En Milán respiro el otoño de verdad en un parque. Es un otoño de hojas secas y crujientes, derramadas sobre la hierba verde. Es un otoño diferente del sucedáneo de mi Mediterráneo, me deja con la nariz fría y el cielo anunciando lluvia (no puedo evitar pensar en vivir en una ciudad así, por enésima vez).
Hay un castillo cubierto de hiedra, al más puro estilo medieval y enfrente un arco del triunfo. Hay balcones italianos y grandes portales ostentosos. Todo ese espacio negativo...

Verona y la casa de Julieta, la meca de todos los enamorados (y los que sueñan con estarlo). Las luces de la ciudad de noche, la muralla, el ancho río, las calles estrechas, ganas de fresas con chocolate... ¿por qué tanta frustración?, quiero preguntarme a mí misma.

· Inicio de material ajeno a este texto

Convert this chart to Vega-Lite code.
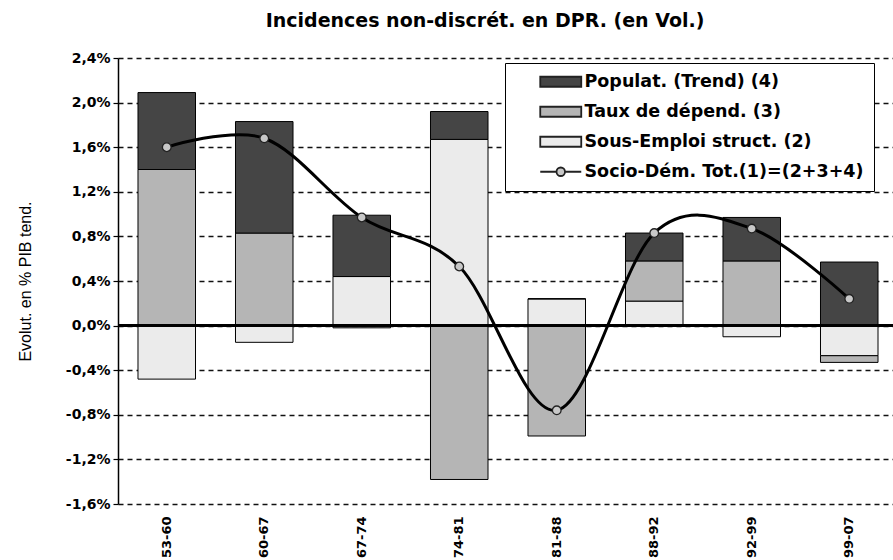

Venecia. Todo se vuelve a ensanchar y se contrae, caracolea a nuestro alrededor. En San Marcos caminamos sobre las aguas en plataformas de madera y recorremos las calles laberínticas, idénticas y perfectas para perderse. El agua forma parte de la ciudad como el cemento o la tierra. Al final concluyo que no es un sitio para vivir, pero sí para admirar. Y escuchamos a los instrumentos sonar de noche, de nuevo frente a la gran torre, cuerda, piano y viento.


Tras un día en Roma acabo hartísima del cristianismo. Y de pizza.
(pido un Bob Dylan junto a la columna de Trajano y pruebo por segunda vez la panna cotta en un país extranjero.)





En Florencia nos refugiamos bajo el enorme portón de una iglesia y no sirve de nada, porque al minuto siguiente el viento sopla en nuestra dirección y el agua cae horizontal. No importa: usamos los paraguas como escudo, pisamos todos los charcos por el placer de hacerlo y seguimos desafiando a los dioses con la fuerza de nuestros dieciséis. Finalmente nos refugiamos en un portal más ancho, y allí hablamos y reímos y esperamos a que deje de llover o a que lleguen los otros. Quizás el hecho de que sea de mis ciudades favoritas se deba a lo feliz que me sentí allí. Eso y que Stendhal tenía razón.




(en un golpe de lucidez pienso que quiero saber más sobre la peste, aquel enemigo que destruyó tanto y tan extensamente, como una marea negra que arrasó Europa)

Finalmente, un pueblo de la Toscana con nombre de santo, San Gimignano, que de noche huele a cuero, leña y horno de piedra. Me recuerda a aquel otro pueblecito en lo alto de una colina, envuelto en niebla, y que solo llegué a ver desde lejos en la carretera. Pero este es tangible, y bello. Lástima que las personas no vayamos acorde con el paisaje.

En el avión hablo sin parar y por dentro me pesa el corazón. Italia también me ha servido para aprender de mí misma, para llevarme algunas decepciones y sobrellevar mejor el dolor. No, ningún lugar es siempre como lo vemos en las películas. Es mejor, y es peor. Es la vida.